__Data for the task__.
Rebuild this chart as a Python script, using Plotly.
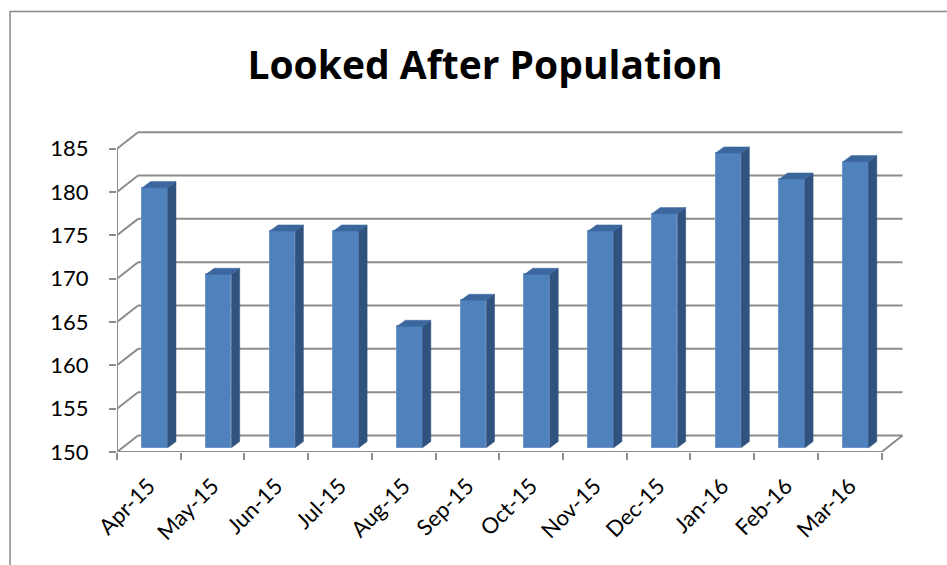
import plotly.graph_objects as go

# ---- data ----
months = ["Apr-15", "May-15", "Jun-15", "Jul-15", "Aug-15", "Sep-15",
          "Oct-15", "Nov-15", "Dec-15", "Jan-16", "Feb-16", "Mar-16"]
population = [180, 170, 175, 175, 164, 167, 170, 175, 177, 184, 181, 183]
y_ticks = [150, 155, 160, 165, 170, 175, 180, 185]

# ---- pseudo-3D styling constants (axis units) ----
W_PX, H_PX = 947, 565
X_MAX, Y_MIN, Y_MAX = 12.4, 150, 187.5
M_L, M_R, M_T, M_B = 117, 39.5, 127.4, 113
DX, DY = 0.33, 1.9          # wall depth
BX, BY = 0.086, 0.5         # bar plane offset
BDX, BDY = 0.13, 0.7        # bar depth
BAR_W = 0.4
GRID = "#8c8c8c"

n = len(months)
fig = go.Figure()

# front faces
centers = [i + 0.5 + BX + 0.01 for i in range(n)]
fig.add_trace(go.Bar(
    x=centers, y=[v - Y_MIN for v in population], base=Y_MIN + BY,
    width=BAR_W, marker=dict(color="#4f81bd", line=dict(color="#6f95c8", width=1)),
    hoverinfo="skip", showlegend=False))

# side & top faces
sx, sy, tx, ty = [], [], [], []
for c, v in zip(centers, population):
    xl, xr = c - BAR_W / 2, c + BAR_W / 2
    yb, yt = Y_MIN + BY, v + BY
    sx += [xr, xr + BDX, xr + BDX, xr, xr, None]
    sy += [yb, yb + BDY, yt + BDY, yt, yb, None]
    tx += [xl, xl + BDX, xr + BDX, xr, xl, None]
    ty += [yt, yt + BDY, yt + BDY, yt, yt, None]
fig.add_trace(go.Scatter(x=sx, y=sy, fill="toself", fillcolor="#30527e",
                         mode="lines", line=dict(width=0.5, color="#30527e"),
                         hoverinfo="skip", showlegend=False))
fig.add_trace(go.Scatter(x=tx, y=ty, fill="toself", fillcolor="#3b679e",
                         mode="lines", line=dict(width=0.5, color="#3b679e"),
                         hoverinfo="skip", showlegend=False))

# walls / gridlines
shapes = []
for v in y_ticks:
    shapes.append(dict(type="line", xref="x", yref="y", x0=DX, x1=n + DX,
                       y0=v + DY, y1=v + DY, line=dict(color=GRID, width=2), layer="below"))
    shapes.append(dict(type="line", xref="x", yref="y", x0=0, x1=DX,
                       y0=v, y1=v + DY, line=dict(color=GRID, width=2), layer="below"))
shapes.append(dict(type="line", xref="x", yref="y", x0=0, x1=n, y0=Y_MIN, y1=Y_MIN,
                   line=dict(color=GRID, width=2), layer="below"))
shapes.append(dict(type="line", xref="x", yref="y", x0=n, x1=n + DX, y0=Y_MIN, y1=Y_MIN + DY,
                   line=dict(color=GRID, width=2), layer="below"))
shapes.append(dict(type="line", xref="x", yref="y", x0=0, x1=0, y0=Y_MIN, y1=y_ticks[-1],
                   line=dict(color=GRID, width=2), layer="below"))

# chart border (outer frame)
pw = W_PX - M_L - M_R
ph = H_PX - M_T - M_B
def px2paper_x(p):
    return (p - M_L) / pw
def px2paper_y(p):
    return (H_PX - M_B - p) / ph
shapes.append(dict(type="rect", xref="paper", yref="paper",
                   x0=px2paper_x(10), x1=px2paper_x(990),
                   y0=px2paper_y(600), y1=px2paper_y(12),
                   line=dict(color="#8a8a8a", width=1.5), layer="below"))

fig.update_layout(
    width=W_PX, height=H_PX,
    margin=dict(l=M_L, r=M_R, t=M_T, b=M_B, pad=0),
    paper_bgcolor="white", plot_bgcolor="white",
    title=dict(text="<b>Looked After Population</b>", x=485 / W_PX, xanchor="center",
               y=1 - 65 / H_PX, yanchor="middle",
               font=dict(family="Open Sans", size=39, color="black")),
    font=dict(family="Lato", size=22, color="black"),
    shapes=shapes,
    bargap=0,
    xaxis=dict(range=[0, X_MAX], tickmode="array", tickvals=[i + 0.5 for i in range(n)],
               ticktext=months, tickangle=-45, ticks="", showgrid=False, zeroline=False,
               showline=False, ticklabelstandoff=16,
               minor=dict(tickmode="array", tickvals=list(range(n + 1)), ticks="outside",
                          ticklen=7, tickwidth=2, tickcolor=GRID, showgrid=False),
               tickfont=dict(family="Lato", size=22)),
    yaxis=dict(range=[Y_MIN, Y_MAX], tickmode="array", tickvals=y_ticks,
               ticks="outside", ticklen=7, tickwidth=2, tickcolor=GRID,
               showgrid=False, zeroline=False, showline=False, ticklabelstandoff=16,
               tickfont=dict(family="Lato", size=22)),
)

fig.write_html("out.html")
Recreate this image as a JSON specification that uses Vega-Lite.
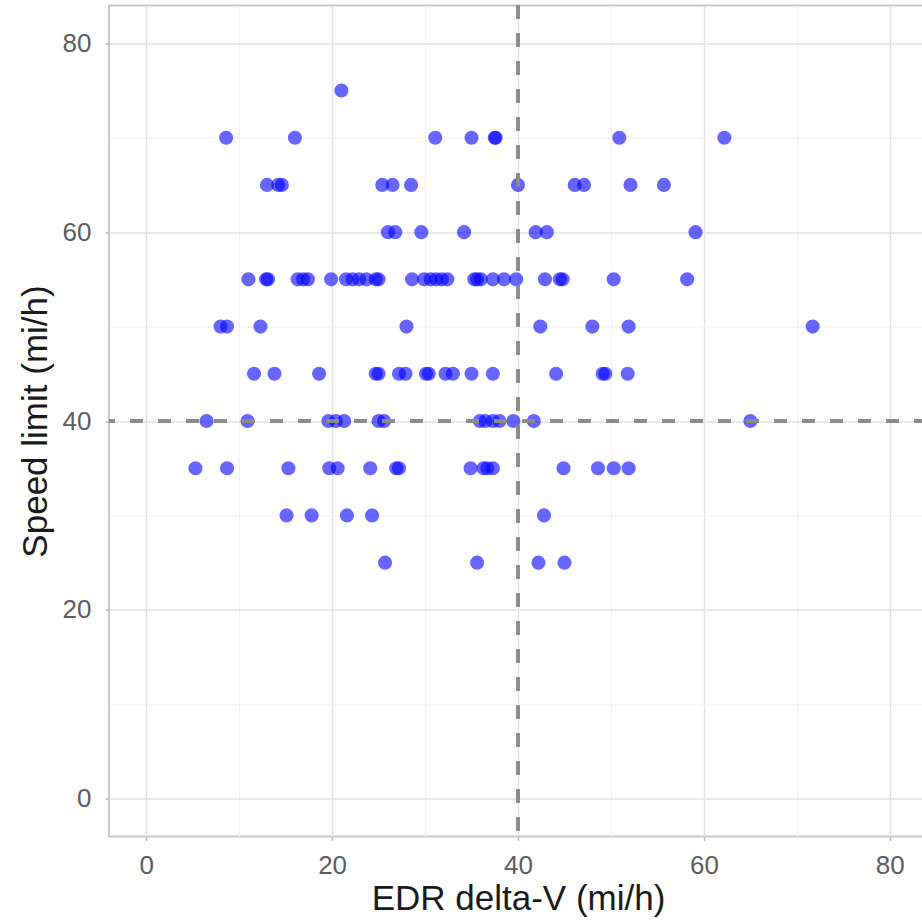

__Exercise__. Pick out each line in the material containing "chart".

__Full output__.
Rebuild this chart as a Python script, using Plotly.
# chart border (outer frame)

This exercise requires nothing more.